Thinking Christianity

Most people live like they believe there are two worlds — a physical world and a spiritual world. The physical world is the one they see themselves in 99% of the time, while they only worry about the spiritual one during particularly exciting Sundays and on Halloween.

These two worlds have no overlap, and they operate under completely different rules. The physical world is all hard logic and reason, whereas none of that stuff applies to the spiritual world. On the contrary, the spiritual world is almost purposely abstract and mysterious. No one can understand it, no one should even try.

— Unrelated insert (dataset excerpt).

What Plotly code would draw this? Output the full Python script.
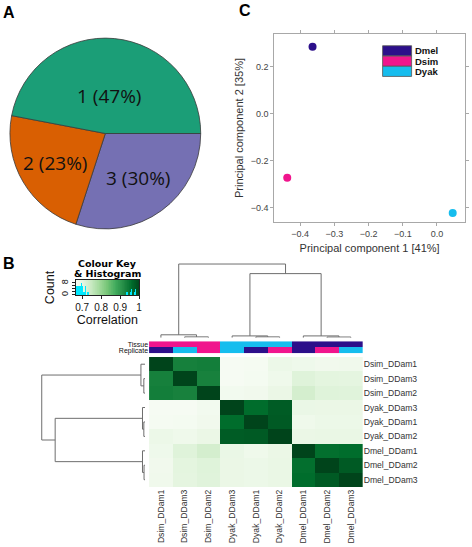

Well, I don’t think there are two worlds; I think there’s just one world. And critical thinking is an important part of that world. The apologetics blog Come Reason has a good post on that very thing:

 

Christians today have accepted the secular world’s idea that somehow faith and reason inhabit separate spheres. The two are sitting on opposite ends of a spectrum and the more one applies tools such as logic and philosophy to his or her beliefs, the less and less they will be considered faithful or pleasing to God. A bumper sticker that used to be fairly popular summed up this kind of attitude: “God said it, I believe it, that settles it.”

 

But nowhere in scripture are we commanded to approach our beliefs blindly. In fact, we are commanded to do just the opposite. When Jesus was asked what the most important commandment was he replied, “You shall love the Lord your God with all your heart and with all your soul and with all your mind and with all your strength” (Mark 12:30). Tellingly, although Jesus was quoting Deuteronomy 6:5, He added the phrase “and with all your mind.” Jesus said that loving God must include developing the life of the mind.

 

This makes a lot of sense, given how Jesus identified Himself. In John 14:6 He said, “I am the Way the truth and the Life.” Well, if we think about Jesus as truth, then we should be applying reason and logic to our beliefs. Logic is simply a tool that we use to find truth.

 

Part of our difficulty in seeing logic and critical thinking as ways we can better love God may be because we think that such tasks are only human enterprises, while Jesus is divine. Logic means works, while He is grace. But if Jesus is truth and we can use logic to discern truth, then we can use logic to see the reality of Jesus.